(STATED TASK)
Print exactly, please, the lines from the top of the entries below up to and including the line with "const INK = '#000';", and nothing else; pictures are excluded.

(ENTRIES)
━━━━━━━━━━━━━━━━━━━━━━━━━━━━━━
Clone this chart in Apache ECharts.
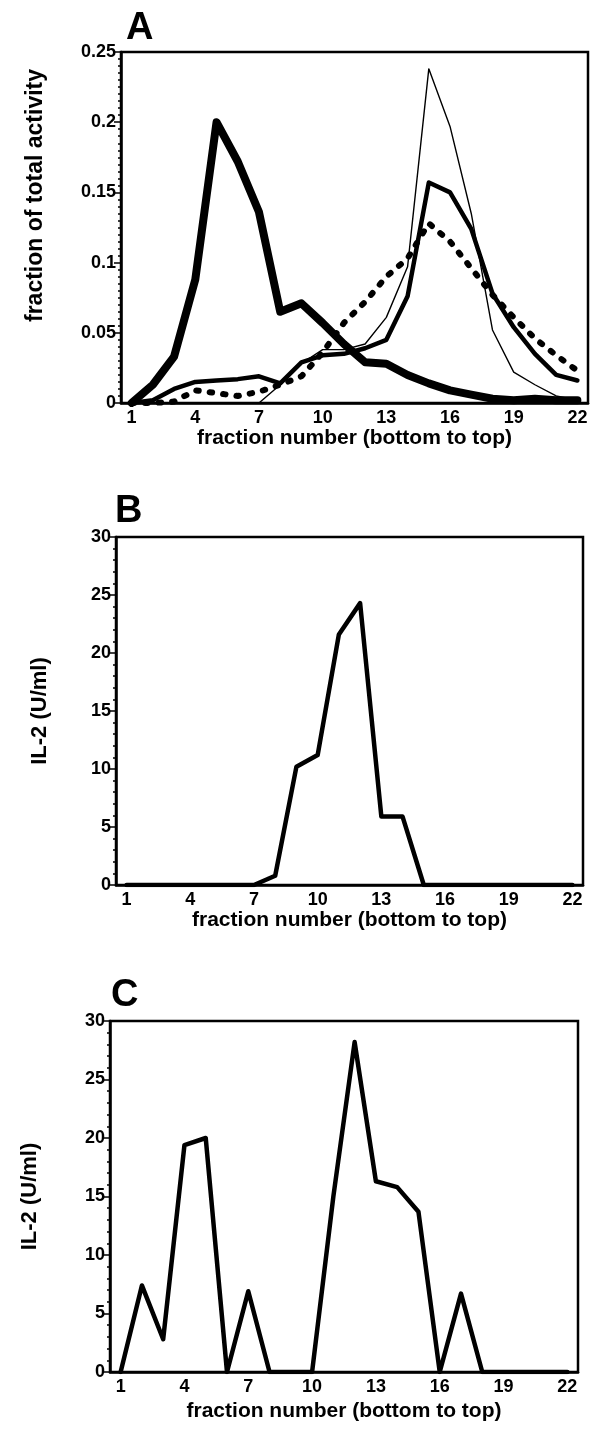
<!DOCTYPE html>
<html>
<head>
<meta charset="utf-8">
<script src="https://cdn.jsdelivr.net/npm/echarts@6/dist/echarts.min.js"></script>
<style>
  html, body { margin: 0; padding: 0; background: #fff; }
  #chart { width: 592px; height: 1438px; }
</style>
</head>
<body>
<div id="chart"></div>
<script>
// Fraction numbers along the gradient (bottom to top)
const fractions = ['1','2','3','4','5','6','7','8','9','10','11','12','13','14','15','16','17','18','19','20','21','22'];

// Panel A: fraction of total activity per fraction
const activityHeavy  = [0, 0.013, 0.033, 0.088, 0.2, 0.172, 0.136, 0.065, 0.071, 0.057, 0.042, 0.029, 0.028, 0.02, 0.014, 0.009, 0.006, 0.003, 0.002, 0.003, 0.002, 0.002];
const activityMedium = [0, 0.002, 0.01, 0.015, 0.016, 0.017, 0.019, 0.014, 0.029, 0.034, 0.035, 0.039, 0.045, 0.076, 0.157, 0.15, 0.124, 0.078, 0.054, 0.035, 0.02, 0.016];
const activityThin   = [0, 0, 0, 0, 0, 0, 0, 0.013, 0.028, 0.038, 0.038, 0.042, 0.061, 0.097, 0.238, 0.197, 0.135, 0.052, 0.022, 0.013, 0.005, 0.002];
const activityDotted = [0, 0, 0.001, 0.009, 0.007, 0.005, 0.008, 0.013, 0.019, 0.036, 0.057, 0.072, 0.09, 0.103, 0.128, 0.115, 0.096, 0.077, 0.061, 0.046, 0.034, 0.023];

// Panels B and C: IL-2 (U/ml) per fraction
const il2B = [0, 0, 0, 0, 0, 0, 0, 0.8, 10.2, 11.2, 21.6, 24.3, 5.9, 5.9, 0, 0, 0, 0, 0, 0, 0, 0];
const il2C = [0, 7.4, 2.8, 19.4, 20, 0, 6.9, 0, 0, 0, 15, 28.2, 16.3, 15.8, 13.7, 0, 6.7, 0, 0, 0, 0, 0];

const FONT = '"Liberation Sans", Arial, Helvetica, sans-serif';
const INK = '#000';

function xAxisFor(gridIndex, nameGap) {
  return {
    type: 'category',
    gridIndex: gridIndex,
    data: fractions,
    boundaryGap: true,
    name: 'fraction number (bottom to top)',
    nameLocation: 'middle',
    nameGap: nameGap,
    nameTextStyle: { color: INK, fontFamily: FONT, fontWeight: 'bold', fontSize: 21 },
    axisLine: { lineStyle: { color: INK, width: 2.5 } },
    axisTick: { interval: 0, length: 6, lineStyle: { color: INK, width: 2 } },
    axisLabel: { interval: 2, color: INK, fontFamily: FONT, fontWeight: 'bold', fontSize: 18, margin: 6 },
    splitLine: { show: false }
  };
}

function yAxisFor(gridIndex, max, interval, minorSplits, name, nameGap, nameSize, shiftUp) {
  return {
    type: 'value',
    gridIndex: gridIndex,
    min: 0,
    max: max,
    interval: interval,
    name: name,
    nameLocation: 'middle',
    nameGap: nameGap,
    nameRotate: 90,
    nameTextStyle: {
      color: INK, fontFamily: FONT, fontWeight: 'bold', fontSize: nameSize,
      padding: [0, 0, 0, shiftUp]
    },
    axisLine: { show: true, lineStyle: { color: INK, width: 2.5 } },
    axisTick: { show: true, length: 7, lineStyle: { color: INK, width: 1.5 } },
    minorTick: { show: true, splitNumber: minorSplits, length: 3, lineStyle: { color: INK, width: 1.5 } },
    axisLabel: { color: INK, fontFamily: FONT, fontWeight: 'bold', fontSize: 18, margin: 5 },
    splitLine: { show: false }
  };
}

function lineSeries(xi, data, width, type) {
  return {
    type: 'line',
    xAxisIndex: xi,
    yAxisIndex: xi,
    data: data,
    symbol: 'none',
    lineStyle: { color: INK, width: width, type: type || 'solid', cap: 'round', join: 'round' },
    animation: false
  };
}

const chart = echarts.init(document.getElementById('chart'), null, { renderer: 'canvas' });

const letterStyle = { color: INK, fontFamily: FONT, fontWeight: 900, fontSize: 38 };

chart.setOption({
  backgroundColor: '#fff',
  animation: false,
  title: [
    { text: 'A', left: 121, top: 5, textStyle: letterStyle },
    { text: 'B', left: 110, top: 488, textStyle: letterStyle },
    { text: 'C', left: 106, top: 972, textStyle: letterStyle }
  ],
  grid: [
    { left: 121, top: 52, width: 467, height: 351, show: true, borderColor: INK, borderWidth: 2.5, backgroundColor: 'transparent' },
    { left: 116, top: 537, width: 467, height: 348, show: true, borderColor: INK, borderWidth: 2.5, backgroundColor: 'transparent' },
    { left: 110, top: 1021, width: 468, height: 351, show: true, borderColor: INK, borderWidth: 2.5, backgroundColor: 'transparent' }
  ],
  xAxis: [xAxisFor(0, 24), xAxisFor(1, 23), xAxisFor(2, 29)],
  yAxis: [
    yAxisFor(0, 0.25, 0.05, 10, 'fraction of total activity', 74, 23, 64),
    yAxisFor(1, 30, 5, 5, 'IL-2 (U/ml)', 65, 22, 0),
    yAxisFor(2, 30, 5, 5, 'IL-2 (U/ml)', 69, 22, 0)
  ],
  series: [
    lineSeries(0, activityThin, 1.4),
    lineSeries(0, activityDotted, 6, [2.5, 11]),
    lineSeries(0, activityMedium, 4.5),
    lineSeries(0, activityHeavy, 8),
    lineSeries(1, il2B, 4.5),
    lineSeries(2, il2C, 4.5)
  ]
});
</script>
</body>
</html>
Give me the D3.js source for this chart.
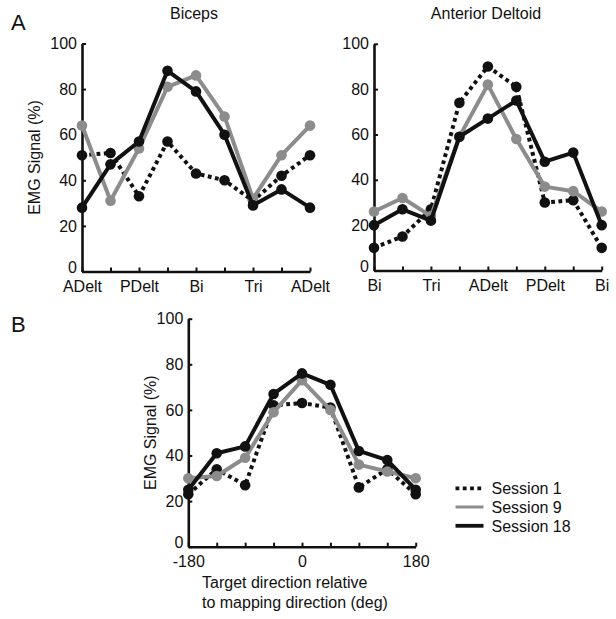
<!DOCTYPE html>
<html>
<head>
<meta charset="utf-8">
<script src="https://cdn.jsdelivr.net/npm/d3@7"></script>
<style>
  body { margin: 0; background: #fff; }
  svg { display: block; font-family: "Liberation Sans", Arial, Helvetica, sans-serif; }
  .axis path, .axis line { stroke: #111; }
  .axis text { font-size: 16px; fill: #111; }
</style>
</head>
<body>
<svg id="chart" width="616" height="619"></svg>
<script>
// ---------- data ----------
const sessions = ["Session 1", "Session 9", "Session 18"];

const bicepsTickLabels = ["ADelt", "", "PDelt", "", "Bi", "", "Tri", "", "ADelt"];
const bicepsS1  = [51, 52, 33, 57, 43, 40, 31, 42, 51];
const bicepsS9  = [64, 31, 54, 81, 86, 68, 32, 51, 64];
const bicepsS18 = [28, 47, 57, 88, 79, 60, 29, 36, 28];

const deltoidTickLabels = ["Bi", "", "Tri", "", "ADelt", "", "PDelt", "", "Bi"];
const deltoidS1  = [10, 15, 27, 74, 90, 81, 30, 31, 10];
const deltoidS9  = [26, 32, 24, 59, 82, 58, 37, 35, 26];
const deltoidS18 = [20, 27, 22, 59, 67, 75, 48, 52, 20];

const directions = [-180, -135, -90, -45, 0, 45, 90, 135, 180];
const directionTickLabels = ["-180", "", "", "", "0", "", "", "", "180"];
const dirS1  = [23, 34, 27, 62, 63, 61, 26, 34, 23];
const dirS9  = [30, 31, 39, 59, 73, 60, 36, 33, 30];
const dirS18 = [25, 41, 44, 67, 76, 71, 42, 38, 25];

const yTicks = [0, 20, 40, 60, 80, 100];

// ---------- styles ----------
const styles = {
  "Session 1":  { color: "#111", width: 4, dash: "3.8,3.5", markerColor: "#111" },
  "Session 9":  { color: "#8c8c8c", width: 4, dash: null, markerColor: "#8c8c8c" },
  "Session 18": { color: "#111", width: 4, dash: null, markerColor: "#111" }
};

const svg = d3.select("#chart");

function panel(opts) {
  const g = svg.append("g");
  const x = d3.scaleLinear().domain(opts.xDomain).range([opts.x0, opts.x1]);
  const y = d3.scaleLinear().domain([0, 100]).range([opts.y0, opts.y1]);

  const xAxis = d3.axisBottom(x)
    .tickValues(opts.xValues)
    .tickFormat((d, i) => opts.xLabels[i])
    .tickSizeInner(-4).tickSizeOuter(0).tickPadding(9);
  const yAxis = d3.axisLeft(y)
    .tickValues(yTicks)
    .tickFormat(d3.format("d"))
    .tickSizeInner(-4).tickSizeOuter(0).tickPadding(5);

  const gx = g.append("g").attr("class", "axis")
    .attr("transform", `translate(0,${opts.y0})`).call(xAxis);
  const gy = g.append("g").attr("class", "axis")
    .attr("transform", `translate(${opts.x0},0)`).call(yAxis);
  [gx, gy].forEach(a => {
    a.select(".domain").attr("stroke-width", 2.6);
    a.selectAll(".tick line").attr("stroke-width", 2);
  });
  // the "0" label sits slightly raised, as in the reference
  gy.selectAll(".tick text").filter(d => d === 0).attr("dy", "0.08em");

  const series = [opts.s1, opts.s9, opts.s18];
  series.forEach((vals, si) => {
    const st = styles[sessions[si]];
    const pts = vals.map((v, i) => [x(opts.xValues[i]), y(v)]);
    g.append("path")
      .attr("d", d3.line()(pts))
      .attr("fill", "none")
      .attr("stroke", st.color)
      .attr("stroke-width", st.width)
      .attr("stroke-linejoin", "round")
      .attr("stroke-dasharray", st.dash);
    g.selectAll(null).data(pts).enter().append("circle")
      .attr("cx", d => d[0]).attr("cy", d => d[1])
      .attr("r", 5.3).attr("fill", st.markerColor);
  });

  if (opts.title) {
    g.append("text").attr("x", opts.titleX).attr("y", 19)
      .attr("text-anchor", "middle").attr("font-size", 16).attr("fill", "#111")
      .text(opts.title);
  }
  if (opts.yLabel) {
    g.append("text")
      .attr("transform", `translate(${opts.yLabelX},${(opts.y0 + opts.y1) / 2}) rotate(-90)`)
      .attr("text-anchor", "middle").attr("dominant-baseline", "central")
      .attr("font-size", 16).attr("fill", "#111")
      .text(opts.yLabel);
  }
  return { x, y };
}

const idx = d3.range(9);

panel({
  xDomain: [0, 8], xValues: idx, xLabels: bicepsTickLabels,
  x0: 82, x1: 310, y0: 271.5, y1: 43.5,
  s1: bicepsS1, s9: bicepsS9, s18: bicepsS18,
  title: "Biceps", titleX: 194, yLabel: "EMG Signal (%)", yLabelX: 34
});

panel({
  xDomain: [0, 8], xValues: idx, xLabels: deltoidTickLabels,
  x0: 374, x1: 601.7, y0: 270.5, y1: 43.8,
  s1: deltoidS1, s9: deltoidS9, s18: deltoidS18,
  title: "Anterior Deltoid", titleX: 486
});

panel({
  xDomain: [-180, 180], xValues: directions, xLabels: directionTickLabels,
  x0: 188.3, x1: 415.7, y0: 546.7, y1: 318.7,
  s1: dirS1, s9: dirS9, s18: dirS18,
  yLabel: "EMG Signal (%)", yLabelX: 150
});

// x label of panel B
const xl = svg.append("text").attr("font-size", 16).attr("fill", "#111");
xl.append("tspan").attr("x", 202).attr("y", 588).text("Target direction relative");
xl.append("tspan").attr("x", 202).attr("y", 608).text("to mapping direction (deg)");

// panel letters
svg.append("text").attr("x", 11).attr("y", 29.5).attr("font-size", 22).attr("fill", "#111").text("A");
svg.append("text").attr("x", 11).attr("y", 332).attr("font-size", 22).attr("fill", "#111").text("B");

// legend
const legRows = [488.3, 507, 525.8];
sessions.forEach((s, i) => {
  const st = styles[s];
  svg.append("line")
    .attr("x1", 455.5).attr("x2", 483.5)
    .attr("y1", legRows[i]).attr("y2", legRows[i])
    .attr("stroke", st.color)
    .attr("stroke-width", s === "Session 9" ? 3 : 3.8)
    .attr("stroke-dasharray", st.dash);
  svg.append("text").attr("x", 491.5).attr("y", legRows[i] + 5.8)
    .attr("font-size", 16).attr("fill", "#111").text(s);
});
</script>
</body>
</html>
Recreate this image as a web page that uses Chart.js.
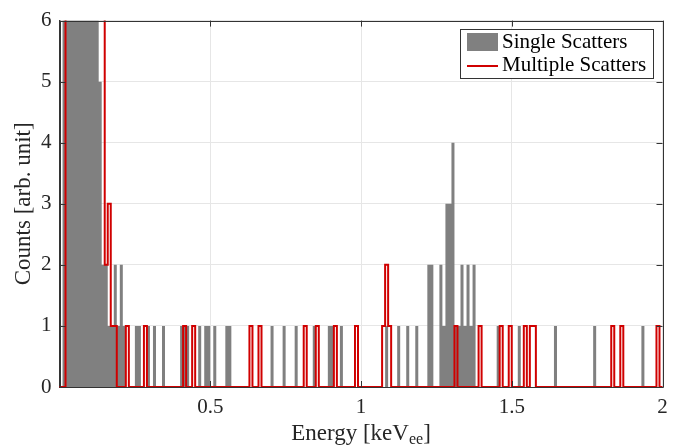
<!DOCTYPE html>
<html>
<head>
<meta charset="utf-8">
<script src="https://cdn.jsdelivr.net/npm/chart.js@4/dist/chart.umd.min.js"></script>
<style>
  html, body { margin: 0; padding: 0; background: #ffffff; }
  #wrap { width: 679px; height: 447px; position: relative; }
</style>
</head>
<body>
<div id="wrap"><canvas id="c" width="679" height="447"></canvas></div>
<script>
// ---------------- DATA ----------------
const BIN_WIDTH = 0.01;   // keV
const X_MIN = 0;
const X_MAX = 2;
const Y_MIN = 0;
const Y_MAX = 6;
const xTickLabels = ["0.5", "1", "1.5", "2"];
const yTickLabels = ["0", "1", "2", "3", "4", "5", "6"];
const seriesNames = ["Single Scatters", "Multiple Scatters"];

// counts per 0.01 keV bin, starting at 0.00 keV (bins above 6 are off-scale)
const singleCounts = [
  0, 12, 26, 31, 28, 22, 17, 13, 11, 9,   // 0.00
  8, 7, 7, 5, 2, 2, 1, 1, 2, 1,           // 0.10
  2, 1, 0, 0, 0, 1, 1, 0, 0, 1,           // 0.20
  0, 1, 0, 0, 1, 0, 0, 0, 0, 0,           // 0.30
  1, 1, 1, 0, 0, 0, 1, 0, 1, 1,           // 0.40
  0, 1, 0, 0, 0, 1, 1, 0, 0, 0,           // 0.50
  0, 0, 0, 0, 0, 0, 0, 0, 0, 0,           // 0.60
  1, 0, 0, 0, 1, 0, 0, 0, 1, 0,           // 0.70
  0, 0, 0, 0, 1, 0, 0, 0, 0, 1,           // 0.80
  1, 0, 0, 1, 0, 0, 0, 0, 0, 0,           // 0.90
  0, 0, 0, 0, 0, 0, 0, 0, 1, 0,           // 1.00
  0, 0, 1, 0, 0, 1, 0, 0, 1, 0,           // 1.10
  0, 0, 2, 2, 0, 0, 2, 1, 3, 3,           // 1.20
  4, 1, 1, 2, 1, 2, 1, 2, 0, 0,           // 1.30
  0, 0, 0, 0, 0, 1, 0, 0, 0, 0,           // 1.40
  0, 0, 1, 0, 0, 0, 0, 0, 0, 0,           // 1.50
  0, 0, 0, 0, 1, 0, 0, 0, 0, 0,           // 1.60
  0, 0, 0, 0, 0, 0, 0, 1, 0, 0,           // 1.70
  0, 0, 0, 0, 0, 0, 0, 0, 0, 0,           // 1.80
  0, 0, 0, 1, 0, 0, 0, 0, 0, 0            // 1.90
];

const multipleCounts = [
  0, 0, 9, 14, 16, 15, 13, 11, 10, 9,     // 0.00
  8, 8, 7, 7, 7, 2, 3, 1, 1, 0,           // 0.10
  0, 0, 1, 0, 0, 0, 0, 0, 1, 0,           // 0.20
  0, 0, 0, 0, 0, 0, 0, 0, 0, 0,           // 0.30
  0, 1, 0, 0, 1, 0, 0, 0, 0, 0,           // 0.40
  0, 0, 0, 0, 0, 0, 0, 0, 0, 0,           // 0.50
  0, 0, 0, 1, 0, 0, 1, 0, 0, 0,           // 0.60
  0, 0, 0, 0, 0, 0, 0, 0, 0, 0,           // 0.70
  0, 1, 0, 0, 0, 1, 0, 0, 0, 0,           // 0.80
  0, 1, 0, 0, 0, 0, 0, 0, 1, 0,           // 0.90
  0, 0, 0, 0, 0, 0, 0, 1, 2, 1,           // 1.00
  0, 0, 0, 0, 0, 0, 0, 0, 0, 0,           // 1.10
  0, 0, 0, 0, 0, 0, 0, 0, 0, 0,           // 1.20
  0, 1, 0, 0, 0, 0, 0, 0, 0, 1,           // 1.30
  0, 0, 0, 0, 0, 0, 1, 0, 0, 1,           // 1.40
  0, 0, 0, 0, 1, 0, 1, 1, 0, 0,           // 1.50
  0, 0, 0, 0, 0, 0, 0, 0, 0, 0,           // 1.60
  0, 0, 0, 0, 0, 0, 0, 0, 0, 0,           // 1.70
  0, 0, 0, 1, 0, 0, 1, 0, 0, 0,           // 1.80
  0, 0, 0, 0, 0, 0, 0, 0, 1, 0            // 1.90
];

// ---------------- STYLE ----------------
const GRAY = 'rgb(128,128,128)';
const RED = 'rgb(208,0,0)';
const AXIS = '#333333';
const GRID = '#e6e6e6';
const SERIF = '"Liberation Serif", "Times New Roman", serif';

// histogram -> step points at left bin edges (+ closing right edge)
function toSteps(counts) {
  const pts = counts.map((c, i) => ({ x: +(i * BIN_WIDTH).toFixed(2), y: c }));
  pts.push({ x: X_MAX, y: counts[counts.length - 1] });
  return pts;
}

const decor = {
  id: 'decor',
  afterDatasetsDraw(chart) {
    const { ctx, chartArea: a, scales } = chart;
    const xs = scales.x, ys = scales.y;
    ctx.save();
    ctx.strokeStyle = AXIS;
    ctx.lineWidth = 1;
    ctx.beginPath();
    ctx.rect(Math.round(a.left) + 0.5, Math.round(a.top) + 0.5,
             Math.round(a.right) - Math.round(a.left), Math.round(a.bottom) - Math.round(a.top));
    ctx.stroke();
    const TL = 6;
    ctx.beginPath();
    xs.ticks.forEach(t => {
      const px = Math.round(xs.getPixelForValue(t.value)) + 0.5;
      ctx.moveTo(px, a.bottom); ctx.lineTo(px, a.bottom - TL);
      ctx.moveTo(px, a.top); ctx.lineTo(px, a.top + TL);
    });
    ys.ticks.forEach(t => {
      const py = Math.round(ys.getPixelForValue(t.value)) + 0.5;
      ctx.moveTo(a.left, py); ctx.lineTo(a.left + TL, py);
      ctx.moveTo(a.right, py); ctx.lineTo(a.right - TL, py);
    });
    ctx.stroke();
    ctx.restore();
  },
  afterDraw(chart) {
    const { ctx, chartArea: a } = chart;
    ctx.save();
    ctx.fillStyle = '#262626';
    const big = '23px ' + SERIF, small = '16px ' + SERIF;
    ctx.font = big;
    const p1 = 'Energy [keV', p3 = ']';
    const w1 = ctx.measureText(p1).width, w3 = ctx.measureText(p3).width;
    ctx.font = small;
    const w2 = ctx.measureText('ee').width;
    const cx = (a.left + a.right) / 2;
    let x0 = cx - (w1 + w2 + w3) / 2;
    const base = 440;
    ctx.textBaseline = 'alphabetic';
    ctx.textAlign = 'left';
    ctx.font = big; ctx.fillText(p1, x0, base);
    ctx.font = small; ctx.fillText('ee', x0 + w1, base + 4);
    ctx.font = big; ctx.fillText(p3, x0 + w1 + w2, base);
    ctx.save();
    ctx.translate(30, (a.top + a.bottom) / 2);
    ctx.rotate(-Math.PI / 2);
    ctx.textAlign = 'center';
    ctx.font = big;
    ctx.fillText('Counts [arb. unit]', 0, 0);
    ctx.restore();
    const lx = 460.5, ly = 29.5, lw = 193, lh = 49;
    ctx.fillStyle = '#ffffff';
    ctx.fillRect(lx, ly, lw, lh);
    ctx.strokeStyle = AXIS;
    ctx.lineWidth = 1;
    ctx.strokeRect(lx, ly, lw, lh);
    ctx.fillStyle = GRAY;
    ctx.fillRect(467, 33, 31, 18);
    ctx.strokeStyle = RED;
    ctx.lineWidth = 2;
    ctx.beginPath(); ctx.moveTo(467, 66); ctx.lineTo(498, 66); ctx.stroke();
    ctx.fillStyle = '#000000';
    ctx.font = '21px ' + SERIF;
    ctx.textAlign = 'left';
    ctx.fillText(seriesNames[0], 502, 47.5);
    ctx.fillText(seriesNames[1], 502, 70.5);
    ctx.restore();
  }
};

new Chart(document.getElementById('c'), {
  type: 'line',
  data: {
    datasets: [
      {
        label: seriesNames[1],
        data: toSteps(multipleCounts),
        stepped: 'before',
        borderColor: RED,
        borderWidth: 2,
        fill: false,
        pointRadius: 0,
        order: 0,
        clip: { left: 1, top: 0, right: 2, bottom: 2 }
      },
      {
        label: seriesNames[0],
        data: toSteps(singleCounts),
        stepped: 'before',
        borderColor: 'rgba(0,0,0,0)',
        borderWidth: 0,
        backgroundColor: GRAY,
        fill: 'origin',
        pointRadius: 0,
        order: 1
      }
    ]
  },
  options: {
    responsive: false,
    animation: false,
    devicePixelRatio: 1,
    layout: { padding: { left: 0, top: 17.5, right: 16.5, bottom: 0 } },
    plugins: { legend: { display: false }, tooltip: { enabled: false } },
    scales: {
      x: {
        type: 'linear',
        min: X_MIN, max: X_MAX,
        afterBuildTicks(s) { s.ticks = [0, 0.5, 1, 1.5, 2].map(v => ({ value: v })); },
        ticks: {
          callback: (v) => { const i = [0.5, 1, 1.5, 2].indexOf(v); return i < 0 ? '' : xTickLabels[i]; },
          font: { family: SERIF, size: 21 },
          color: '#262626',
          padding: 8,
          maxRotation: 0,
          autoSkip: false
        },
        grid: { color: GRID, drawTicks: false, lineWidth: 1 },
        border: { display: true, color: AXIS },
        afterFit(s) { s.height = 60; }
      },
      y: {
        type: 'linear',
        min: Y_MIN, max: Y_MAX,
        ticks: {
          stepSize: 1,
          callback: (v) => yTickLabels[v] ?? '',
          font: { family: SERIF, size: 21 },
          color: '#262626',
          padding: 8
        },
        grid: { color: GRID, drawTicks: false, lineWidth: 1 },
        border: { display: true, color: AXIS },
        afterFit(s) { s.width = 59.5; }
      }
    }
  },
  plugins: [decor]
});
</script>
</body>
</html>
━━━━━━━━━━━━━━━━━━━━━━━━━━━━━━
(OUTPUT OF THE EXERCISE)
Clone this chart in Apache ECharts.
<!DOCTYPE html>
<html>
<head>
<meta charset="utf-8">
<script src="https://cdn.jsdelivr.net/npm/echarts@6/dist/echarts.min.js"></script>
<style>
  html, body { margin: 0; padding: 0; background: #fff; }
  #chart { width: 592px; height: 1438px; }
</style>
</head>
<body>
<div id="chart"></div>
<script>
// Fraction numbers along the gradient (bottom to top)
const fractions = ['1','2','3','4','5','6','7','8','9','10','11','12','13','14','15','16','17','18','19','20','21','22'];

// Panel A: fraction of total activity per fraction
const activityHeavy  = [0, 0.013, 0.033, 0.088, 0.2, 0.172, 0.136, 0.065, 0.071, 0.057, 0.042, 0.029, 0.028, 0.02, 0.014, 0.009, 0.006, 0.003, 0.002, 0.003, 0.002, 0.002];
const activityMedium = [0, 0.002, 0.01, 0.015, 0.016, 0.017, 0.019, 0.014, 0.029, 0.034, 0.035, 0.039, 0.045, 0.076, 0.157, 0.15, 0.124, 0.078, 0.054, 0.035, 0.02, 0.016];
const activityThin   = [0, 0, 0, 0, 0, 0, 0, 0.013, 0.028, 0.038, 0.038, 0.042, 0.061, 0.097, 0.238, 0.197, 0.135, 0.052, 0.022, 0.013, 0.005, 0.002];
const activityDotted = [0, 0, 0.001, 0.009, 0.007, 0.005, 0.008, 0.013, 0.019, 0.036, 0.057, 0.072, 0.09, 0.103, 0.128, 0.115, 0.096, 0.077, 0.061, 0.046, 0.034, 0.023];

// Panels B and C: IL-2 (U/ml) per fraction
const il2B = [0, 0, 0, 0, 0, 0, 0, 0.8, 10.2, 11.2, 21.6, 24.3, 5.9, 5.9, 0, 0, 0, 0, 0, 0, 0, 0];
const il2C = [0, 7.4, 2.8, 19.4, 20, 0, 6.9, 0, 0, 0, 15, 28.2, 16.3, 15.8, 13.7, 0, 6.7, 0, 0, 0, 0, 0];

const FONT = '"Liberation Sans", Arial, Helvetica, sans-serif';
const INK = '#000';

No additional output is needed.